→ **Given problem**:
In this exercise, return the whole listing exactly, excluding any images.

→ **Information shown**:
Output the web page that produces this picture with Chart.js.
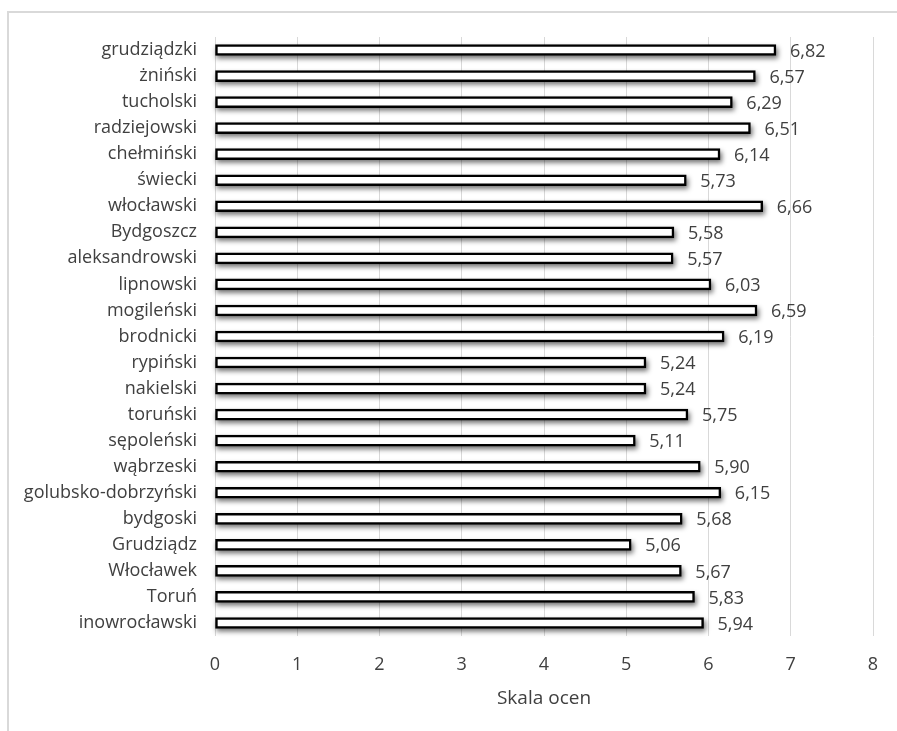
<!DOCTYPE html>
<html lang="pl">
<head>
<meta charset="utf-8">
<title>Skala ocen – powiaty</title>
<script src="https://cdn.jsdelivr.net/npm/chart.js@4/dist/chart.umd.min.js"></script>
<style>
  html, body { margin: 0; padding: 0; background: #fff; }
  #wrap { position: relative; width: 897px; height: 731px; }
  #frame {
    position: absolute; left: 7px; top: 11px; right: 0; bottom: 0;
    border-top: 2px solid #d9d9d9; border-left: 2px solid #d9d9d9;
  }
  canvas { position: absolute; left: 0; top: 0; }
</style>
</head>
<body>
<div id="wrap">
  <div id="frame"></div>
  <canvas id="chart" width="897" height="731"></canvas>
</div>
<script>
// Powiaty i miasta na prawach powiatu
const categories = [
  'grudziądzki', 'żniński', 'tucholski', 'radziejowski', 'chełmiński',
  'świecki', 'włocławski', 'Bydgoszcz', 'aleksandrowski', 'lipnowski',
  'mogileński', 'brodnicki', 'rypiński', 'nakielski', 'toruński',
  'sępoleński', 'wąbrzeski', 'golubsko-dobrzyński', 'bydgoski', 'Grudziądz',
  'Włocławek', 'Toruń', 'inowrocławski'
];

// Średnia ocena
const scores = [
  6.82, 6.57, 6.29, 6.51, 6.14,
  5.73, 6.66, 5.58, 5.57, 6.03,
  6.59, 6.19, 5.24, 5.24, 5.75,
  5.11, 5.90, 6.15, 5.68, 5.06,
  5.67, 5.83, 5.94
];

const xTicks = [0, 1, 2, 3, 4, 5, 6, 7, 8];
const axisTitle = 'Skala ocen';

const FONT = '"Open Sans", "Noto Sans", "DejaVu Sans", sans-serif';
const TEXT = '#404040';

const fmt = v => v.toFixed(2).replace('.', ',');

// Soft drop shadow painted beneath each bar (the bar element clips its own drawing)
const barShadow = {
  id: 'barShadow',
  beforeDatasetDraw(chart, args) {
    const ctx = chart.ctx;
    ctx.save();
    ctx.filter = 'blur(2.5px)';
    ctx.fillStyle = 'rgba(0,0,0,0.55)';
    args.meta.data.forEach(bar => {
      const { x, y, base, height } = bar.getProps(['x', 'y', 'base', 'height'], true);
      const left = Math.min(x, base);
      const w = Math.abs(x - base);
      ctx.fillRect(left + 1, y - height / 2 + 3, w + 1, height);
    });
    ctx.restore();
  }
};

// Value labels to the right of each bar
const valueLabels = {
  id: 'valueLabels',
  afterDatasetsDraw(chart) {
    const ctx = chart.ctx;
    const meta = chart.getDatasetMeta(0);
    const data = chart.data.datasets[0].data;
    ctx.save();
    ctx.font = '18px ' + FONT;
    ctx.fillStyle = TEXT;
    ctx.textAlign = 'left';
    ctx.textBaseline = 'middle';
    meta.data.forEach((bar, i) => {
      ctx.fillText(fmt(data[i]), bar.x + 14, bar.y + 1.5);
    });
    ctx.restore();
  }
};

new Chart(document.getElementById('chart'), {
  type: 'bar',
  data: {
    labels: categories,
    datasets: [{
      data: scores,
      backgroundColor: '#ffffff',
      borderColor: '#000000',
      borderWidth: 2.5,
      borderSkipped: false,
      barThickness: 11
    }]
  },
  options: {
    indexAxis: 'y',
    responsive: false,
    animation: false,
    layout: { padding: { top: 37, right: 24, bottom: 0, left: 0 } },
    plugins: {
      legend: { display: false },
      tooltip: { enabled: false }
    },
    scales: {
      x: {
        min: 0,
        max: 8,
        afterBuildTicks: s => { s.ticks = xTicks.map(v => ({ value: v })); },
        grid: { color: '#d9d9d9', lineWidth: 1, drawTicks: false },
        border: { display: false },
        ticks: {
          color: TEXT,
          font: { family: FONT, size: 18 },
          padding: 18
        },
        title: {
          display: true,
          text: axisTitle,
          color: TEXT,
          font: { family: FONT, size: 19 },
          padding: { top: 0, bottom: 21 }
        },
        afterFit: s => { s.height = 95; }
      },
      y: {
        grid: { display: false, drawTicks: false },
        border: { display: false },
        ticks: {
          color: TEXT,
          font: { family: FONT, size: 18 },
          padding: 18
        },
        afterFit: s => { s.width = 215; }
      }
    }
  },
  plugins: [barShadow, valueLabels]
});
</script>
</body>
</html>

→ **Response to this task**:
Output the web page that produces this picture with Chart.js.
<!DOCTYPE html>
<html lang="pl">
<head>
<meta charset="utf-8">
<title>Skala ocen – powiaty</title>
<script src="https://cdn.jsdelivr.net/npm/chart.js@4/dist/chart.umd.min.js"></script>
<style>
  html, body { margin: 0; padding: 0; background: #fff; }
  #wrap { position: relative; width: 897px; height: 731px; }
  #frame {
    position: absolute; left: 7px; top: 11px; right: 0; bottom: 0;
    border-top: 2px solid #d9d9d9; border-left: 2px solid #d9d9d9;
  }
  canvas { position: absolute; left: 0; top: 0; }
</style>
</head>
<body>
<div id="wrap">
  <div id="frame"></div>
  <canvas id="chart" width="897" height="731"></canvas>
</div>
<script>
// Powiaty i miasta na prawach powiatu
const categories = [
  'grudziądzki', 'żniński', 'tucholski', 'radziejowski', 'chełmiński',
  'świecki', 'włocławski', 'Bydgoszcz', 'aleksandrowski', 'lipnowski',
  'mogileński', 'brodnicki', 'rypiński', 'nakielski', 'toruński',
  'sępoleński', 'wąbrzeski', 'golubsko-dobrzyński', 'bydgoski', 'Grudziądz',
  'Włocławek', 'Toruń', 'inowrocławski'
];

// Średnia ocena
const scores = [
  6.82, 6.57, 6.29, 6.51, 6.14,
  5.73, 6.66, 5.58, 5.57, 6.03,
  6.59, 6.19, 5.24, 5.24, 5.75,
  5.11, 5.90, 6.15, 5.68, 5.06,
  5.67, 5.83, 5.94
];

const xTicks = [0, 1, 2, 3, 4, 5, 6, 7, 8];
const axisTitle = 'Skala ocen';

const FONT = '"Open Sans", "Noto Sans", "DejaVu Sans", sans-serif';
const TEXT = '#404040';

const fmt = v => v.toFixed(2).replace('.', ',');

// Soft drop shadow painted beneath each bar (the bar element clips its own drawing)
const barShadow = {
  id: 'barShadow',
  beforeDatasetDraw(chart, args) {
    const ctx = chart.ctx;
    ctx.save();
    ctx.filter = 'blur(2.5px)';
    ctx.fillStyle = 'rgba(0,0,0,0.55)';
    args.meta.data.forEach(bar => {
      const { x, y, base, height } = bar.getProps(['x', 'y', 'base', 'height'], true);
      const left = Math.min(x, base);
      const w = Math.abs(x - base);
      ctx.fillRect(left + 1, y - height / 2 + 3, w + 1, height);
    });
    ctx.restore();
  }
};

// Value labels to the right of each bar
const valueLabels = {
  id: 'valueLabels',
  afterDatasetsDraw(chart) {
    const ctx = chart.ctx;
    const meta = chart.getDatasetMeta(0);
    const data = chart.data.datasets[0].data;
    ctx.save();
    ctx.font = '18px ' + FONT;
    ctx.fillStyle = TEXT;
    ctx.textAlign = 'left';
    ctx.textBaseline = 'middle';
    meta.data.forEach((bar, i) => {
      ctx.fillText(fmt(data[i]), bar.x + 14, bar.y + 1.5);
    });
    ctx.restore();
  }
};

new Chart(document.getElementById('chart'), {
  type: 'bar',
  data: {
    labels: categories,
    datasets: [{
      data: scores,
      backgroundColor: '#ffffff',
      borderColor: '#000000',
      borderWidth: 2.5,
      borderSkipped: false,
      barThickness: 11
    }]
  },
  options: {
    indexAxis: 'y',
    responsive: false,
    animation: false,
    layout: { padding: { top: 37, right: 24, bottom: 0, left: 0 } },
    plugins: {
      legend: { display: false },
      tooltip: { enabled: false }
    },
    scales: {
      x: {
        min: 0,
        max: 8,
        afterBuildTicks: s => { s.ticks = xTicks.map(v => ({ value: v })); },
        grid: { color: '#d9d9d9', lineWidth: 1, drawTicks: false },
        border: { display: false },
        ticks: {
          color: TEXT,
          font: { family: FONT, size: 18 },
          padding: 18
        },
        title: {
          display: true,
          text: axisTitle,
          color: TEXT,
          font: { family: FONT, size: 19 },
          padding: { top: 0, bottom: 21 }
        },
        afterFit: s => { s.height = 95; }
      },
      y: {
        grid: { display: false, drawTicks: false },
        border: { display: false },
        ticks: {
          color: TEXT,
          font: { family: FONT, size: 18 },
          padding: 18
        },
        afterFit: s => { s.width = 215; }
      }
    }
  },
  plugins: [barShadow, valueLabels]
});
</script>
</body>
</html>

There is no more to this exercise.